Pendulum's Rob Swire talks DNB, dubstep, and disliking 'In Silico'
Rob Swire of Pendulum
It's kind of hard to tell what year should be written on drum and bass's headstone since its influences are still so obvious in electronic and fringe genres. Standing on its own, DNB pulled the most muscle in the late '90s, back when duo Pendulum were just beginning their journey as producer/remixers. By updating their sound over the last five years by fusing it with rock and metal, the pair came squinting from out of the underground and ripping through on 2008's In Silico (which producer Rob Swire now tells us he hated).
Swire's earth-shattering bass and bold synths had clearly graduated from arena rock drum and bass to hardcore rock n' roll DNB, and at the center was partner Gareth McGrillen's metal ballad vocals. Swire says they've now found their sweet spot with Immersion -- a more streamlined album that caught Linkin Park's attention and ultimately led Pedulum to open for them on their Stateside tour (tonight at Xcel with Does It Offend You, Yeah?). We wanted to hear more from Swire so we rang him up few weeks ago as he was packing to leave the UK for the States.
You're touring as a supporting act for Linkin Park. How are you feeling about launching this one?
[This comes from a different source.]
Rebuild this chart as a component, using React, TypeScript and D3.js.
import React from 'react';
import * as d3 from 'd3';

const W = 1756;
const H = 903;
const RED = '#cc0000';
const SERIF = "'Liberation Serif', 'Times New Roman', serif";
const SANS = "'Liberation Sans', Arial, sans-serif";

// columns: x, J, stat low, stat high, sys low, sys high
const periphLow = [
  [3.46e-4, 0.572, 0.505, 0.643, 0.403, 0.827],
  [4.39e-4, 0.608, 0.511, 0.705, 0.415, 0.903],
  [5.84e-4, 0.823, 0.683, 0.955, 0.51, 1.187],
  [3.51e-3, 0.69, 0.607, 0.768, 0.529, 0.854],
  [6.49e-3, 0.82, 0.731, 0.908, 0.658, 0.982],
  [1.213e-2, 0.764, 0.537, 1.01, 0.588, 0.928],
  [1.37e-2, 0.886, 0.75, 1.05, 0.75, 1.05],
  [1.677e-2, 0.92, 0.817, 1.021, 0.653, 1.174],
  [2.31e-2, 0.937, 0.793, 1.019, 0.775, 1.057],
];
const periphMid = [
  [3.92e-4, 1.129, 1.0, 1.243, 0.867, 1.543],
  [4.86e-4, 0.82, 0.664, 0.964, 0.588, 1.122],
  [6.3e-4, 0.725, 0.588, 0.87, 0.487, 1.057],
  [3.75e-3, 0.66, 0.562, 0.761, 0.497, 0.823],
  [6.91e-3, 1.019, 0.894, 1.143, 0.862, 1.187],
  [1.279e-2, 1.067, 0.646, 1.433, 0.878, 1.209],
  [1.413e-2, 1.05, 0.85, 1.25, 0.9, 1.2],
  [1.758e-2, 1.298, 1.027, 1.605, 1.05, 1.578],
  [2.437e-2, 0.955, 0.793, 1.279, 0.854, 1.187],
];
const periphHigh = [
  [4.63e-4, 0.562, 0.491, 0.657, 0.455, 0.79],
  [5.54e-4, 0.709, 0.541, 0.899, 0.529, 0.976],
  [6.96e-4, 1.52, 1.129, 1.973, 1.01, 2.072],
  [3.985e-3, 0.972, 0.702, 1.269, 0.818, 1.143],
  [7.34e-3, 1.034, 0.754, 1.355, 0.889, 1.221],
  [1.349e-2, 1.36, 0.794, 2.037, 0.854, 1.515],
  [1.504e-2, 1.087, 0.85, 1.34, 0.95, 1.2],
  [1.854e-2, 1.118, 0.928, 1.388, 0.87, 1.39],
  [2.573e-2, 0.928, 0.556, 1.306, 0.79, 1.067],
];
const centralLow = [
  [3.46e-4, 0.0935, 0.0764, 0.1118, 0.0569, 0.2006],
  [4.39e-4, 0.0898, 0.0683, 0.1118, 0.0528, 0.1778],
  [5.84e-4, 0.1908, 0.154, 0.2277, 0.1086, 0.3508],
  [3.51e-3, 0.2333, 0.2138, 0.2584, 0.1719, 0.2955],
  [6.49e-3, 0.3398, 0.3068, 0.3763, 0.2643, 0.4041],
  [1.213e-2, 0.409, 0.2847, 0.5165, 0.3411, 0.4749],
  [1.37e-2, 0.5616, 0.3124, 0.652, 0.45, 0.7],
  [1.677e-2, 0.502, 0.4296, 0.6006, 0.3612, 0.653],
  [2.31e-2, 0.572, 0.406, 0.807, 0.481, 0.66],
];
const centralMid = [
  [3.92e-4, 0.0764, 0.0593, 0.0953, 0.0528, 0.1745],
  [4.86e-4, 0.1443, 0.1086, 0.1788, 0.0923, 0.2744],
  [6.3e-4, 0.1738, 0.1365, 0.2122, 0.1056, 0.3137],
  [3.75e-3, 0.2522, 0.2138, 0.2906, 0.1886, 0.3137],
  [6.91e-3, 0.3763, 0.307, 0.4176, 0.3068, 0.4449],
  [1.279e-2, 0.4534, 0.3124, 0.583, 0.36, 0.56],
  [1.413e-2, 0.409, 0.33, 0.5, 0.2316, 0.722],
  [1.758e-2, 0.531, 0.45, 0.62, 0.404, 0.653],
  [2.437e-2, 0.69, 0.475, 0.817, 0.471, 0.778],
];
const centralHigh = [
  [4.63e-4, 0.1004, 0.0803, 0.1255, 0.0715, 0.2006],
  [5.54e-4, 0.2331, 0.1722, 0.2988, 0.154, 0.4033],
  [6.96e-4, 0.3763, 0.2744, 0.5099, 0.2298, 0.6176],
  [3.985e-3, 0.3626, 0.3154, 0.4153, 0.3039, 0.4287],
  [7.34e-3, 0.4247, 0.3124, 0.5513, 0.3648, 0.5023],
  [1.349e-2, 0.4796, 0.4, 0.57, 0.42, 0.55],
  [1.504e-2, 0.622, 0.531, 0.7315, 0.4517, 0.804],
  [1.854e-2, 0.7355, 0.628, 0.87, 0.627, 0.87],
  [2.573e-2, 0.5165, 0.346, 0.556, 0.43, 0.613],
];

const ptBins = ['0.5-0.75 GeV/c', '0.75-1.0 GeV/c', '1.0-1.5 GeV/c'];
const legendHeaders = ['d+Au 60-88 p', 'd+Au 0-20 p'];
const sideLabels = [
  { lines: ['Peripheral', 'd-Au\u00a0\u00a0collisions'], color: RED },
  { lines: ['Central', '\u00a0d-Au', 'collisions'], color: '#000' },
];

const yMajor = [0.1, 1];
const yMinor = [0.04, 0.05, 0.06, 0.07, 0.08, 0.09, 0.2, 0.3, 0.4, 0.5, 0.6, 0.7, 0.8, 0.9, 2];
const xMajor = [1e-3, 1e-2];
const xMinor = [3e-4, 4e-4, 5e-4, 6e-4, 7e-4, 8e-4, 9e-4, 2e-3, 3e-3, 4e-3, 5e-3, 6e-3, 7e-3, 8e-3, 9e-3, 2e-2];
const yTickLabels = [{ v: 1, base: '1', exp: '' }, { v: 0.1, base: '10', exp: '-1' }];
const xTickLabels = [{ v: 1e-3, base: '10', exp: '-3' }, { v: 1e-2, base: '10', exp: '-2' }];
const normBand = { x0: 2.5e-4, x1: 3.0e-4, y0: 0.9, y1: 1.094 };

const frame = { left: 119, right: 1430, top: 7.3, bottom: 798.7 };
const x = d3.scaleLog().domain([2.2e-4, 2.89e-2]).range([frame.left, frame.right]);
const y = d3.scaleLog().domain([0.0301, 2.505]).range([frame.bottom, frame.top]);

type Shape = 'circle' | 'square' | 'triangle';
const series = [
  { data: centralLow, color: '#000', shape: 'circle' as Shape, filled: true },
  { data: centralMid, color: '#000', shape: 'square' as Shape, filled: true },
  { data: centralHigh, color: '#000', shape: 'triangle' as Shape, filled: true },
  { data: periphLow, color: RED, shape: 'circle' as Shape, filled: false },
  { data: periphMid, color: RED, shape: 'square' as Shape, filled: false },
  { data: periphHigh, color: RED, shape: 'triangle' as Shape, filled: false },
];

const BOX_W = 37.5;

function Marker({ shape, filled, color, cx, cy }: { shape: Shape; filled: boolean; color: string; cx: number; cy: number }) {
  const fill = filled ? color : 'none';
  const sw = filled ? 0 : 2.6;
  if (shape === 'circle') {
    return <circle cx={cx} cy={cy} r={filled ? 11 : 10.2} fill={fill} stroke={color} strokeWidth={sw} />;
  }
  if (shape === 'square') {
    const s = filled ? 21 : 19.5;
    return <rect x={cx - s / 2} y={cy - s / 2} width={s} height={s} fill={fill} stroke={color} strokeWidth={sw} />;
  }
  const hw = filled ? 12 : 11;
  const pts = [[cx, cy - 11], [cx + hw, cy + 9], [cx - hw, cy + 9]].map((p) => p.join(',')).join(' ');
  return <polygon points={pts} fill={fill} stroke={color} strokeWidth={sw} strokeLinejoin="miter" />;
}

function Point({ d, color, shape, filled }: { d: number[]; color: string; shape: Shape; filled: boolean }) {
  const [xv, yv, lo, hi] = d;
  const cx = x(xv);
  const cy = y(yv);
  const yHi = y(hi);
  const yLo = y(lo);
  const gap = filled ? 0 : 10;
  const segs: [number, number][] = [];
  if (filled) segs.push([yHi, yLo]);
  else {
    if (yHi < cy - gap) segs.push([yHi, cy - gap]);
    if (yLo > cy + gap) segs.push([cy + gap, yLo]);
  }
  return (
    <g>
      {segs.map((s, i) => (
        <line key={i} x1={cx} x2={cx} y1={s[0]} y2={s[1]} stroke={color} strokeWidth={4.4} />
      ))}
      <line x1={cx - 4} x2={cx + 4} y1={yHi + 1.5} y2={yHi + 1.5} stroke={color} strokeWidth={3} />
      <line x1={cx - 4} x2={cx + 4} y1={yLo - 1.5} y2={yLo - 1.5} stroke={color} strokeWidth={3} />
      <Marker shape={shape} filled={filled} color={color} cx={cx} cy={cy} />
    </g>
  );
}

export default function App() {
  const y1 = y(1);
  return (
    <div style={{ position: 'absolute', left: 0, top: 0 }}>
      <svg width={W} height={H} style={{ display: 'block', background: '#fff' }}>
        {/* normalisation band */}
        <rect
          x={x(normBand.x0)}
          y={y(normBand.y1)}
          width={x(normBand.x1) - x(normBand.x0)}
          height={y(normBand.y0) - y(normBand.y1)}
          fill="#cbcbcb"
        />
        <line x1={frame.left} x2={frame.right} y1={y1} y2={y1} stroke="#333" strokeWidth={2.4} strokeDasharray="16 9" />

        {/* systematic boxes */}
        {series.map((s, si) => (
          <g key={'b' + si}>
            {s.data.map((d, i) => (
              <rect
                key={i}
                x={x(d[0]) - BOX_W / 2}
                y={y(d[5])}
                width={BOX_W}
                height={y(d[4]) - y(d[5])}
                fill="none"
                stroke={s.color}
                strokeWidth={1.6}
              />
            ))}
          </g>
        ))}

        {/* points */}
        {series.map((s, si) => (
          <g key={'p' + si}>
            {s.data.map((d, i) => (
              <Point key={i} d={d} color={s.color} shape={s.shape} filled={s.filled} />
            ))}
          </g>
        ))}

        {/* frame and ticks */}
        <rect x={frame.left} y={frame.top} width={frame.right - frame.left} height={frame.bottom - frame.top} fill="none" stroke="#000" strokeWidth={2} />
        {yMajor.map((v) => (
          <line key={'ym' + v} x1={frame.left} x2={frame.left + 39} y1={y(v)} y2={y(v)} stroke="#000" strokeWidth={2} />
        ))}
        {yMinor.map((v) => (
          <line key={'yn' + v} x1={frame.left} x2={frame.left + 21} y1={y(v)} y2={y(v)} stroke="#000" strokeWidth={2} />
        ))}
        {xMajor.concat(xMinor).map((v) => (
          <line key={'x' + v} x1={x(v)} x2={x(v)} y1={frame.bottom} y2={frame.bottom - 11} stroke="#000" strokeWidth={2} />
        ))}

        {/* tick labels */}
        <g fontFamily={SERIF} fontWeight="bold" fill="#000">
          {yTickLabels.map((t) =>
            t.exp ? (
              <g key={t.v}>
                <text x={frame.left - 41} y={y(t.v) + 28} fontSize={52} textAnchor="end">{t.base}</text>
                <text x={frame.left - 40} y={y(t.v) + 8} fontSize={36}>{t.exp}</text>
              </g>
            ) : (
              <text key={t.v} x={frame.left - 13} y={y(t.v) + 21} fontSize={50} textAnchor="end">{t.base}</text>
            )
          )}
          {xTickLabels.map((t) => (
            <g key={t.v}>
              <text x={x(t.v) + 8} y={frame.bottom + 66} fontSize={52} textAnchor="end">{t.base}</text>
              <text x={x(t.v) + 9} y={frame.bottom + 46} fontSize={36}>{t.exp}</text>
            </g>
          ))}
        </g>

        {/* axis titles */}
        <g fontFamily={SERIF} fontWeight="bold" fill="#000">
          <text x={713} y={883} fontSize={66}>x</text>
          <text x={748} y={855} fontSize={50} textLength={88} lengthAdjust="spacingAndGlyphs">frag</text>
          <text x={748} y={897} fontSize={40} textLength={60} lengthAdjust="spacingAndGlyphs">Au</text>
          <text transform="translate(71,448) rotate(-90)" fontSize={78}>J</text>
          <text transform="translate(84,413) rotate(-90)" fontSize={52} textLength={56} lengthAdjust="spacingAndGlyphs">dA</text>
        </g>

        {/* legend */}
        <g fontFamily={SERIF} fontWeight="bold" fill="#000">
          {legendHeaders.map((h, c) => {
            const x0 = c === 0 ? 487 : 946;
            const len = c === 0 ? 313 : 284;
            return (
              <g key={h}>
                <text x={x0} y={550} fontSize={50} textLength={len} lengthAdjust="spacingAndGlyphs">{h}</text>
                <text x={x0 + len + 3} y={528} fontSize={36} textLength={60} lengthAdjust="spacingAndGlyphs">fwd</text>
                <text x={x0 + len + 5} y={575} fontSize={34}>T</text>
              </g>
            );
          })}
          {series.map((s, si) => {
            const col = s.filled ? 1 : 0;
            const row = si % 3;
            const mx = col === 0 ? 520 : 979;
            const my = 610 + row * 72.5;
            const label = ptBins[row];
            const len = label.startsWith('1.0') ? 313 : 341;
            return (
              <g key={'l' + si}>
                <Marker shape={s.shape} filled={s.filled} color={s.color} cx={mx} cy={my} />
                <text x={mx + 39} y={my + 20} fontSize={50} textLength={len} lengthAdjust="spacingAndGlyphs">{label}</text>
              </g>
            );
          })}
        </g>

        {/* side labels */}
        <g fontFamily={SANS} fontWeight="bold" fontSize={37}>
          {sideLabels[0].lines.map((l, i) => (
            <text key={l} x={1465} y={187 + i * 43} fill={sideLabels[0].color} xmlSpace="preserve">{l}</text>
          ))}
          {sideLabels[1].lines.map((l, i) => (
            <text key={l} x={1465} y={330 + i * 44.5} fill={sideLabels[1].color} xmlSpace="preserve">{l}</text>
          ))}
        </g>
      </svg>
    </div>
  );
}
It's probably the biggest opportunity we've had in the States, which, if you're a drum and bass fan you'd know it's not as exposed as we'd like it to be. DNB is having a hard time in the States, but being more of a band thing and less of a DNB thing now I think it makes a lot of sense for us to support a band like that over there. Hopefully it works out.
What can fans expect from your set -- the usual lasers and craziness?
We'll be setting it up for the Linkin Park show, so unfortunately we can't bring out our full arena show set up. We'll be bringing in as much as we can though.
Curious about your album from '08, In Silico. Can you speak to that album since it was really the first time you went all out with the arena-style drum and bass?
We've done other albums since In Silico but that album was a tough one. There wasn't very many favorite moments, it was a very hard album to write for some reason. It was definitely second-album syndrome, I think. I think we were finding ourselves musically and figuring out which direction we wanted to go in.
(Our favorite track from In Silico is below - the official video is UFO themed and has more than 4 million views:)
So with new album Immersion, you feel you've found your footing more?
Yeah, I think so. I think the 3rd album is when a lot of bands find their sound and get more comfortable with what they're doing and that's true for us.
When you think back to the late 90s electronica scene and then think on your career now, there are obviously huge differences.
To be honest with you, we came into the scene quite late so we caught the backend of it when vinyl was already dying. I think in a way we never really got used to seeing the best side of the industry when it was at its peak. That's lucky, because you can't miss what you never had.
(An awesome Pendulum remix - things get serious at 1:05:)
Who were people you were really listening to back then that ended up shaping your sound?
Lot of drum n bass guys. Like Hive from the States, Bad Company (BC's DJ Fresh featured above), Konflict, etc. We were also listening to a lot of metal, lots of Tool and Deftones and that sort of stuff.
Does it bother you when music magazines point to the arena rock side of you and say you're just rock and roll drum n' bass, or when fans of DNB get upset you're not playing in a more upfront style?
There have been a lot of people who have sort of jumped on the wagon and once they saw that it was working as a formula for us either pointed fingers or tried the same. Everything we've done from day one has been genuine. When we put guitars on a track it's really because that's what we wanted to hear.
Do you have any opinion on how the popular dubstep genre has evolved in the last few years?
I love dubstep and I think it's a shame that it couldn't have happened for drum and bass the same way. But you know, I understand it, it's the tempo and a link to the hip-hop side of things. It's kind of exciting because any form of dance music getting big in the States is a rare thing and it's exciting to see dubstep doing what its doing.
Do you guys feel lucky in your U.S. success for far?
Definitely. But I think probably as a result of us stepping slightly away from street drum and bass.
Fringe electronic music like that is almost pop music in the UK now, would you agree? It's almost like a different planet over there by comparison.
I would agree, yeah. The second half of Tini Tempah's UK #1 track, Pass Out, was drum and bass and that was the biggest tune out here last year. Bands are always on about how cracking the States is such a different thing, but it's not that it's a different planet -- people are going to like music if its good and appreciate it anyway. Hopefully we don't have the same uphill battle that many UK bands have had.